Other thoughts I drew from the NYID workshop was the idea of employing a collective dramaturgy. To use my whole team – ask everyone the hard and provocative questions. And I really like this idea of acknowledging that art evolves from a community context. I don’t believe that artists invent in isolation. And in the case of being a writer/director, I’ve found it hugely rewarding to enter the rehearsal space and be confronted by fresh perspectives on the work – to challenge and extend what I’ve started. The opportunity to meditate on all these and many other thoughts, under the mentorship of David and Paul, with practical examples on DVD close at hand, was a well-timed gift.
Urban Theatre Projects Dramaturgy & Emerging Artists by Roslyn Oades 3. The forth model I need to briefly mention, is what I’ll term The Inspirational Model. By that I mean, a commitment to maintaining an awareness of (and a curiosity for) international artists exploring similar fields of investigation. In my case they include the work of Rimini Protokol, Anna Devere Smith, Nature Theatre of Oklahoma, Rotozaza and the installation work of artists Janet Cardiff and George Bures Miller, to name a few.
So those are my four models: The Nurturing Model, The Professional Development Model, The Think Tank Model and The Inspirational Model.

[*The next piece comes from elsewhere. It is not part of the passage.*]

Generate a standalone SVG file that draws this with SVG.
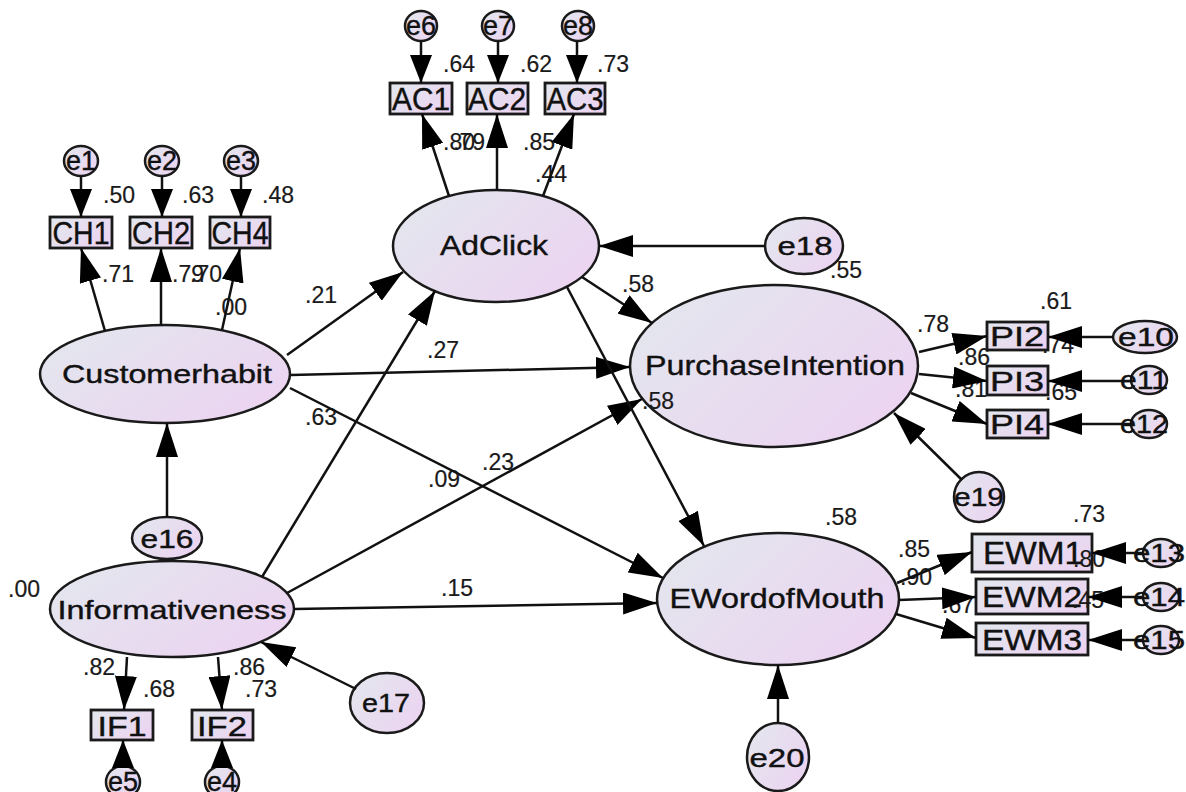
<svg xmlns="http://www.w3.org/2000/svg" width="1186" height="792" viewBox="0 0 1186 792">
<style>
.n{fill:url(#g);stroke:#1a1a1a;stroke-width:2.5}
.b{fill:url(#g);stroke:#1a1a1a;stroke-width:2.8}
.t{font-family:"Liberation Sans",Arial,sans-serif;fill:#111;text-anchor:middle;stroke:#111;stroke-width:0.4}
.v{font-family:"Liberation Sans",Arial,sans-serif;fill:#1a1a1a;font-size:23px;stroke:#1a1a1a;stroke-width:0.2}
.c line{stroke:#111;stroke-width:2.5;marker-end:url(#ah)}
.c line.s{marker-end:url(#as)}
</style>
<defs>
<linearGradient id="g" x1="0" y1="0.2" x2="1" y2="0.8">
<stop offset="0" stop-color="#e3e6ee"/>
<stop offset="1" stop-color="#ecd3f1"/>
</linearGradient>
<marker id="ah" markerUnits="userSpaceOnUse" markerWidth="34" markerHeight="22" refX="34" refY="11" orient="auto"><path d="M0,0 L34,11 L0,22 z" fill="#000"/></marker>
<marker id="as" markerUnits="userSpaceOnUse" markerWidth="28" markerHeight="22" refX="28" refY="11" orient="auto"><path d="M0,0 L28,11 L0,22 z" fill="#000"/></marker>
</defs>
<rect width="1186" height="792" fill="#fff"/>

<g id="AdClick"><ellipse class="n" cx="496" cy="246" rx="103" ry="56"/><text class="t" x="494" y="255" font-size="28" textLength="108" lengthAdjust="spacingAndGlyphs">AdClick</text></g>
<g id="Customerhabit"><ellipse class="n" cx="165" cy="374" rx="125" ry="49"/><text class="t" x="167" y="383" font-size="26" textLength="210" lengthAdjust="spacingAndGlyphs">Customerhabit</text></g>
<g id="Informativeness"><ellipse class="n" cx="172" cy="609" rx="122" ry="48"/><text class="t" x="172" y="619" font-size="26" textLength="229" lengthAdjust="spacingAndGlyphs">Informativeness</text></g>
<g id="PurchaseIntention"><ellipse class="n" cx="774" cy="366" rx="144" ry="81"/><text class="t" x="775" y="375" font-size="28" textLength="260" lengthAdjust="spacingAndGlyphs">PurchaseIntention</text></g>
<g id="EWordofMouth"><ellipse class="n" cx="778" cy="599" rx="121" ry="66"/><text class="t" x="777" y="608" font-size="28" textLength="215" lengthAdjust="spacingAndGlyphs">EWordofMouth</text></g>

<g id="AC1"><rect class="b" x="390" y="83" width="62" height="31"/><text class="t" x="421" y="110" font-size="31" textLength="58" lengthAdjust="spacingAndGlyphs">AC1</text></g>
<g id="AC2"><rect class="b" x="467" y="83" width="61" height="31"/><text class="t" x="497" y="110" font-size="31" textLength="58" lengthAdjust="spacingAndGlyphs">AC2</text></g>
<g id="AC3"><rect class="b" x="545" y="83" width="60" height="31"/><text class="t" x="575" y="110" font-size="31" textLength="57" lengthAdjust="spacingAndGlyphs">AC3</text></g>
<g id="CH1"><rect class="b" x="50" y="217" width="62" height="31"/><text class="t" x="81" y="244" font-size="31" textLength="57" lengthAdjust="spacingAndGlyphs">CH1</text></g>
<g id="CH2"><rect class="b" x="130" y="217" width="62" height="31"/><text class="t" x="161" y="244" font-size="31" textLength="58" lengthAdjust="spacingAndGlyphs">CH2</text></g>
<g id="CH4"><rect class="b" x="210" y="217" width="60" height="31"/><text class="t" x="240" y="244" font-size="31" textLength="57" lengthAdjust="spacingAndGlyphs">CH4</text></g>
<g id="PI2"><rect class="b" x="987" y="322" width="61" height="28"/><text class="t" x="1017" y="346" font-size="28" textLength="54" lengthAdjust="spacingAndGlyphs">PI2</text></g>
<g id="PI3"><rect class="b" x="987" y="366" width="61" height="29"/><text class="t" x="1017" y="391" font-size="28" textLength="54" lengthAdjust="spacingAndGlyphs">PI3</text></g>
<g id="PI4"><rect class="b" x="987" y="410" width="61" height="28"/><text class="t" x="1017" y="434" font-size="28" textLength="54" lengthAdjust="spacingAndGlyphs">PI4</text></g>
<g id="EWM1"><rect class="b" x="972" y="534" width="120" height="38"/><text class="t" x="1033" y="564" font-size="31" textLength="100" lengthAdjust="spacingAndGlyphs">EWM1</text></g>
<g id="EWM2"><rect class="b" x="976" y="579" width="112" height="35"/><text class="t" x="1032" y="607" font-size="30" textLength="100" lengthAdjust="spacingAndGlyphs">EWM2</text></g>
<g id="EWM3"><rect class="b" x="976" y="623" width="112" height="32"/><text class="t" x="1032" y="650" font-size="30" textLength="100" lengthAdjust="spacingAndGlyphs">EWM3</text></g>
<g id="IF1"><rect class="b" x="91" y="710" width="62" height="30"/><text class="t" x="122" y="736" font-size="28" textLength="49" lengthAdjust="spacingAndGlyphs">IF1</text></g>
<g id="IF2"><rect class="b" x="192" y="710" width="61" height="30"/><text class="t" x="222" y="736" font-size="28" textLength="50" lengthAdjust="spacingAndGlyphs">IF2</text></g>

<g id="e1"><ellipse class="n" cx="81" cy="161" rx="17" ry="15"/><text class="t" x="81" y="170" font-size="27">e1</text></g>
<g id="e2"><ellipse class="n" cx="162" cy="161" rx="17" ry="15"/><text class="t" x="162" y="170" font-size="27">e2</text></g>
<g id="e3"><ellipse class="n" cx="241" cy="161" rx="17" ry="15"/><text class="t" x="241" y="170" font-size="27">e3</text></g>
<g id="e6"><ellipse class="n" cx="421" cy="26" rx="16" ry="15"/><text class="t" x="421" y="35" font-size="27">e6</text></g>
<g id="e7"><ellipse class="n" cx="498" cy="26" rx="16" ry="15"/><text class="t" x="498" y="35" font-size="27">e7</text></g>
<g id="e8"><ellipse class="n" cx="578" cy="26" rx="16" ry="15"/><text class="t" x="578" y="35" font-size="27">e8</text></g>
<g id="e5"><ellipse class="n" cx="123" cy="782" rx="17" ry="16"/><text class="t" x="123" y="791" font-size="27">e5</text></g>
<g id="e4"><ellipse class="n" cx="222" cy="782" rx="17" ry="16"/><text class="t" x="222" y="791" font-size="27">e4</text></g>
<g id="e10"><ellipse class="n" cx="1145" cy="337" rx="32" ry="16"/><text class="t" x="1146" y="346" font-size="26" textLength="56" lengthAdjust="spacingAndGlyphs">e10</text></g>
<g id="e11"><ellipse class="n" cx="1149" cy="380" rx="18" ry="14"/><text class="t" x="1144" y="389" font-size="26" textLength="48" lengthAdjust="spacingAndGlyphs">e11</text></g>
<g id="e12"><ellipse class="n" cx="1149" cy="424" rx="18" ry="14"/><text class="t" x="1144" y="433" font-size="26" textLength="48" lengthAdjust="spacingAndGlyphs">e12</text></g>
<g id="e13"><ellipse class="n" cx="1161" cy="553" rx="18" ry="14"/><text class="t" x="1159" y="562" font-size="26" textLength="52" lengthAdjust="spacingAndGlyphs">e13</text></g>
<g id="e14"><ellipse class="n" cx="1161" cy="597" rx="18" ry="14"/><text class="t" x="1159" y="606" font-size="26" textLength="52" lengthAdjust="spacingAndGlyphs">e14</text></g>
<g id="e15"><ellipse class="n" cx="1161" cy="640" rx="18" ry="14"/><text class="t" x="1159" y="649" font-size="26" textLength="52" lengthAdjust="spacingAndGlyphs">e15</text></g>
<g id="e16"><ellipse class="n" cx="167" cy="538" rx="35" ry="21"/><text class="t" x="167" y="548" font-size="26" textLength="53" lengthAdjust="spacingAndGlyphs">e16</text></g>
<g id="e17"><ellipse class="n" cx="387" cy="703" rx="37" ry="30"/><text class="t" x="386" y="712" font-size="26" textLength="48" lengthAdjust="spacingAndGlyphs">e17</text></g>
<g id="e18"><ellipse class="n" cx="804" cy="246" rx="39" ry="28"/><text class="t" x="805" y="255" font-size="26" textLength="55" lengthAdjust="spacingAndGlyphs">e18</text></g>
<g id="e19"><ellipse class="n" cx="979" cy="497" rx="25" ry="25"/><text class="t" x="979" y="506" font-size="26" textLength="50" lengthAdjust="spacingAndGlyphs">e19</text></g>
<g id="e20"><ellipse class="n" cx="778" cy="757" rx="31" ry="34"/><text class="t" x="777" y="767" font-size="26" textLength="55" lengthAdjust="spacingAndGlyphs">e20</text></g>

<g id="labels">
<text class="v" x="443" y="72">.64</text><text class="v" x="520" y="72">.62</text><text class="v" x="597" y="72">.73</text>
<text class="v" x="443" y="150">.80</text><text class="v" x="453" y="150">.79</text><text class="v" x="523" y="150">.85</text><text class="v" x="535" y="182">.44</text>
<text class="v" x="103" y="203">.50</text><text class="v" x="182" y="203">.63</text><text class="v" x="262" y="203">.48</text>
<text class="v" x="102" y="282">.71</text><text class="v" x="172" y="282">.79</text><text class="v" x="190" y="282">.70</text><text class="v" x="215" y="315">.00</text>
<text class="v" x="305" y="303">.21</text><text class="v" x="427" y="358">.27</text><text class="v" x="305" y="425">.63</text>
<text class="v" x="428" y="487">.09</text><text class="v" x="482" y="470">.23</text>
<text class="v" x="622" y="292">.58</text><text class="v" x="642" y="409">.58</text><text class="v" x="830" y="278">.55</text>
<text class="v" x="825" y="525">.58</text><text class="v" x="441" y="596">.15</text><text class="v" x="8" y="597">.00</text>
<text class="v" x="1040" y="309">.61</text><text class="v" x="917" y="332">.78</text><text class="v" x="958" y="365">.86</text>
<text class="v" x="1042" y="353">.74</text><text class="v" x="955" y="397">.81</text><text class="v" x="1045" y="400">.65</text>
<text class="v" x="1073" y="522">.73</text><text class="v" x="898" y="557">.85</text><text class="v" x="900" y="585">.90</text>
<text class="v" x="1073" y="567">.80</text><text class="v" x="1072" y="608">.45</text><text class="v" x="942" y="613">.67</text>
<text class="v" x="83" y="675">.82</text><text class="v" x="143" y="697">.68</text><text class="v" x="233" y="675">.86</text><text class="v" x="245" y="697">.73</text>
</g>

<g id="connectors" class="c">
<line x1="287" y1="355" x2="403" y2="272"/>
<line x1="291" y1="375" x2="630" y2="367"/>
<line x1="290" y1="388" x2="663" y2="578"/>
<line x1="262" y1="577" x2="435" y2="291"/>
<line x1="287" y1="593" x2="642" y2="399"/>
<line x1="294" y1="609" x2="657" y2="603"/>
<line x1="582" y1="277" x2="652" y2="323"/>
<line x1="567" y1="287" x2="704" y2="546"/>
<line x1="167" y1="517" x2="167" y2="423"/>
<line x1="356" y1="689" x2="261" y2="642"/>
<line x1="765" y1="246" x2="599" y2="246"/>
<line x1="962" y1="480" x2="894" y2="413"/>
<line x1="778" y1="723" x2="778" y2="665"/>
<line x1="449" y1="196" x2="422" y2="114"/>
<line x1="497" y1="190" x2="497" y2="114"/>
<line x1="543" y1="196" x2="574" y2="114"/>
<line class="s" x1="421" y1="41" x2="421" y2="83"/>
<line class="s" x1="498" y1="41" x2="498" y2="83"/>
<line class="s" x1="577" y1="41" x2="577" y2="83"/>
<line x1="105" y1="331" x2="81" y2="248"/>
<line x1="161" y1="325" x2="161" y2="248"/>
<line x1="222" y1="330" x2="240" y2="248"/>
<line class="s" x1="81" y1="176" x2="81" y2="217"/>
<line class="s" x1="162" y1="176" x2="162" y2="217"/>
<line class="s" x1="241" y1="176" x2="241" y2="217"/>
<line x1="919" y1="352" x2="987" y2="336"/>
<line x1="919" y1="374" x2="987" y2="381"/>
<line x1="911" y1="393" x2="987" y2="424"/>
<line x1="1113" y1="337" x2="1048" y2="337"/>
<line x1="1131" y1="381" x2="1048" y2="381"/>
<line x1="1131" y1="424" x2="1048" y2="424"/>
<line x1="897" y1="583" x2="972" y2="552"/>
<line x1="899" y1="600" x2="976" y2="597"/>
<line x1="896" y1="614" x2="976" y2="638"/>
<line x1="1143" y1="553" x2="1092" y2="553"/>
<line x1="1143" y1="597" x2="1088" y2="597"/>
<line x1="1143" y1="640" x2="1088" y2="640"/>
<line x1="127" y1="657" x2="124" y2="710"/>
<line x1="218" y1="657" x2="222" y2="710"/>
<line class="s" x1="123" y1="766" x2="123" y2="740"/>
<line class="s" x1="222" y1="766" x2="222" y2="740"/>
</g>
</svg>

Or in other words, some encouragement, some professional support, room to think and some inspiring role models. In my experience I found the combination of these elements to be a great incubator for new work.

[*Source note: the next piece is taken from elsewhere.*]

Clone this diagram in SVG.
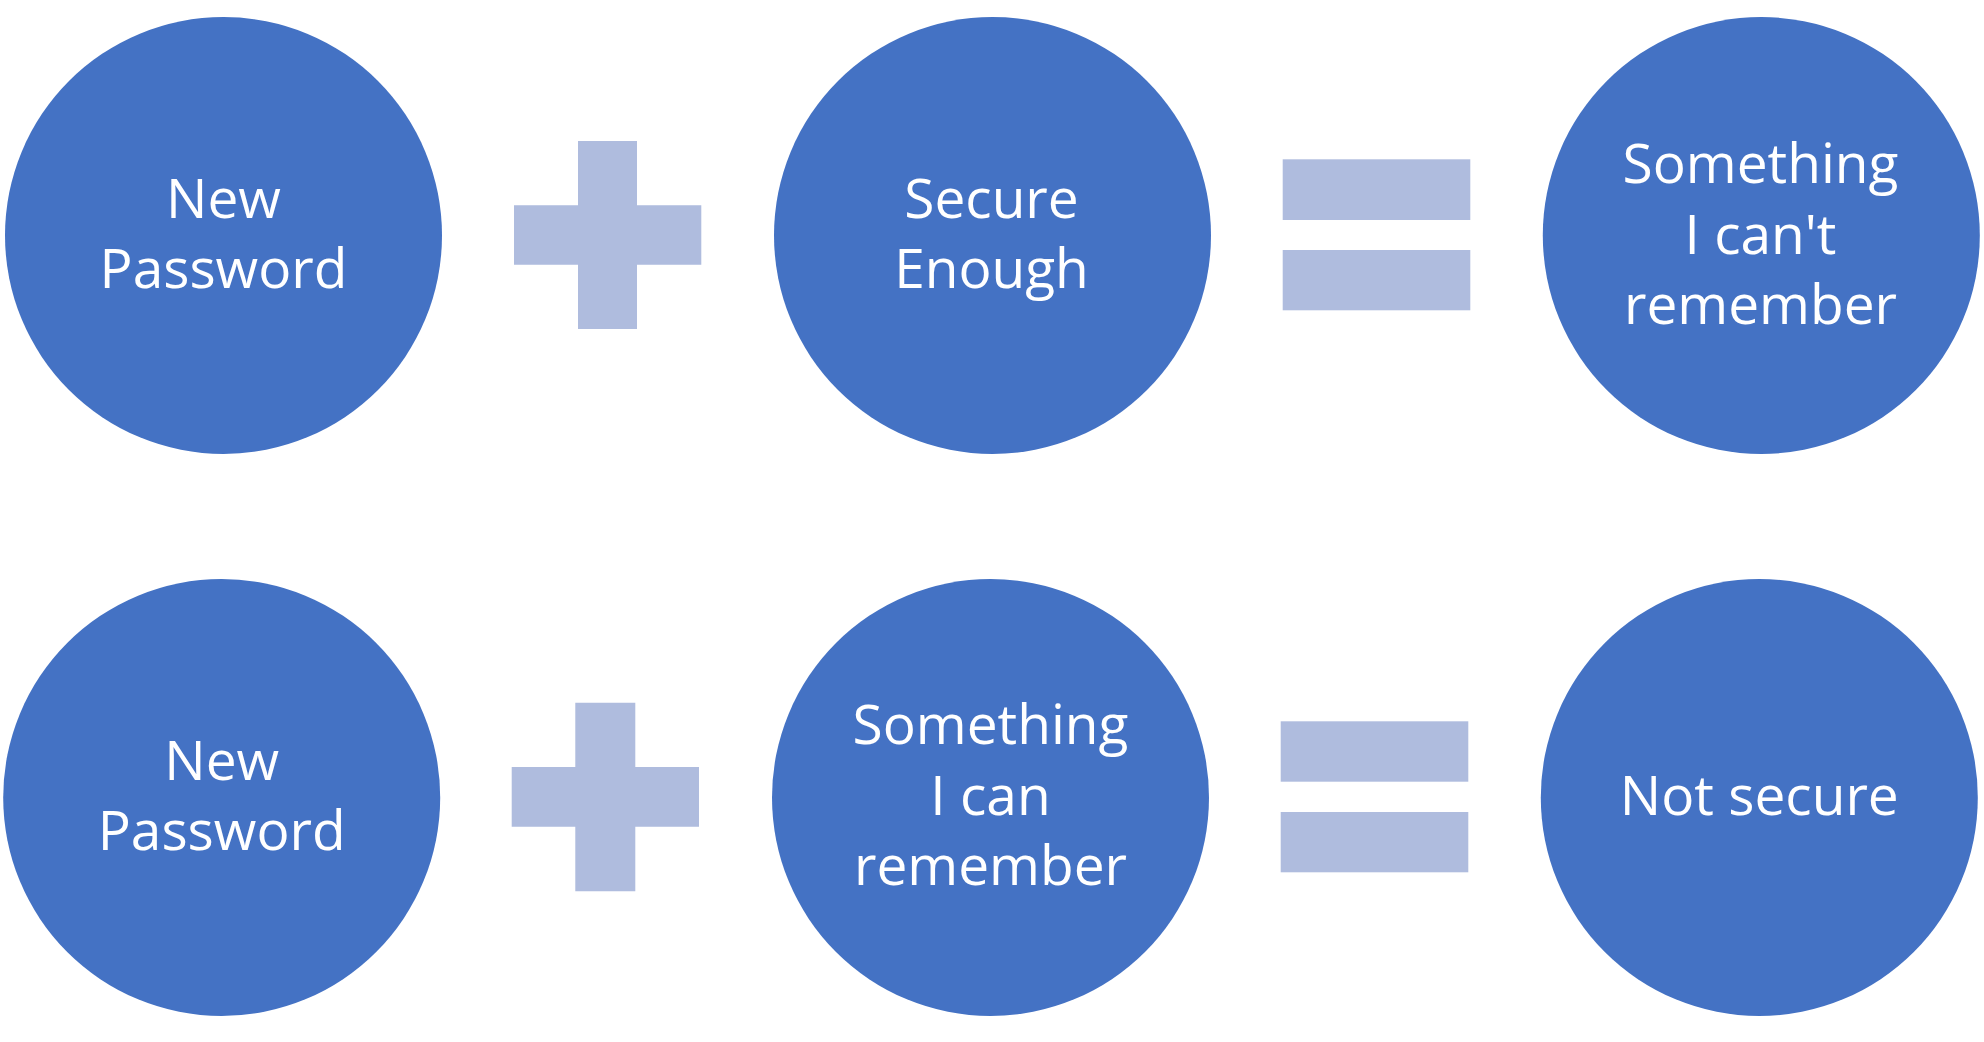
<svg xmlns="http://www.w3.org/2000/svg" width="1984" height="1042" viewBox="0 0 1984 1042">
<style>
.c{fill:#4472C4}
.op{fill:#AFBCDE}
.t{font-family:"Open Sans","Liberation Sans",sans-serif;font-size:55px;fill:#FFFFFF;text-anchor:middle}
</style>
<rect width="1984" height="1042" fill="#FFFFFF"/>
<g id="n1"><circle class="c" cx="223.5" cy="235.5" r="218.5"/><text class="t"><tspan x="223.5" y="218">New</tspan><tspan x="223.5" y="288">Password</tspan></text></g>
<g id="n2"><circle class="c" cx="992.5" cy="235.5" r="218.5"/><text class="t"><tspan x="991.5" y="218">Secure</tspan><tspan x="991.5" y="288">Enough</tspan></text></g>
<g id="n3"><circle class="c" cx="1761.3" cy="235.5" r="218.5"/><text class="t"><tspan x="1760.5" y="183">Something</tspan><tspan x="1760.5" y="254">I can't</tspan><tspan x="1760.5" y="323.5">remember</tspan></text></g>
<g id="n4"><circle class="c" cx="221.7" cy="797.5" r="218.5"/><text class="t"><tspan x="221.7" y="780">New</tspan><tspan x="221.7" y="850">Password</tspan></text></g>
<g id="n5"><circle class="c" cx="990.5" cy="797.5" r="218.5"/><text class="t"><tspan x="990.5" y="744">Something</tspan><tspan x="990.5" y="815">I can</tspan><tspan x="990.5" y="885">remember</tspan></text></g>
<g id="n6"><circle class="c" cx="1759.3" cy="797.5" r="218.5"/><text class="t"><tspan x="1759.3" y="815">Not secure</tspan></text></g>
<g id="connectors">
<path id="plus1" class="op" d="M578 141H637V205.3H701.3V264.7H637V329H578V264.7H514V205.3H578Z"/>
<rect id="eq1a" class="op" x="1282.7" y="159.3" width="187.6" height="60.7"/>
<rect id="eq1b" class="op" x="1282.7" y="250" width="187.6" height="60.3"/>
<path id="plus2" class="op" d="M575.3 702.7H635.3V767H699V826.7H635.3V891.3H575.3V826.7H511.7V767H575.3Z"/>
<rect id="eq2a" class="op" x="1280.7" y="721.3" width="187.6" height="60.4"/>
<rect id="eq2b" class="op" x="1280.7" y="812" width="187.6" height="60.3"/>
</g>
</svg>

The last thing I will add to this list – was the opportunity to make a second work extending upon the discoveries made in the first. If there were drawbacks on my first project it was the lack of time with a team of artists. On my second project, we were all equipped with more practical knowledge as to the demands of my particular working process. On Stories of Love & Hate, I was able to have two short creative developments providing time and space to rethink and restructure material before heading into the production phase.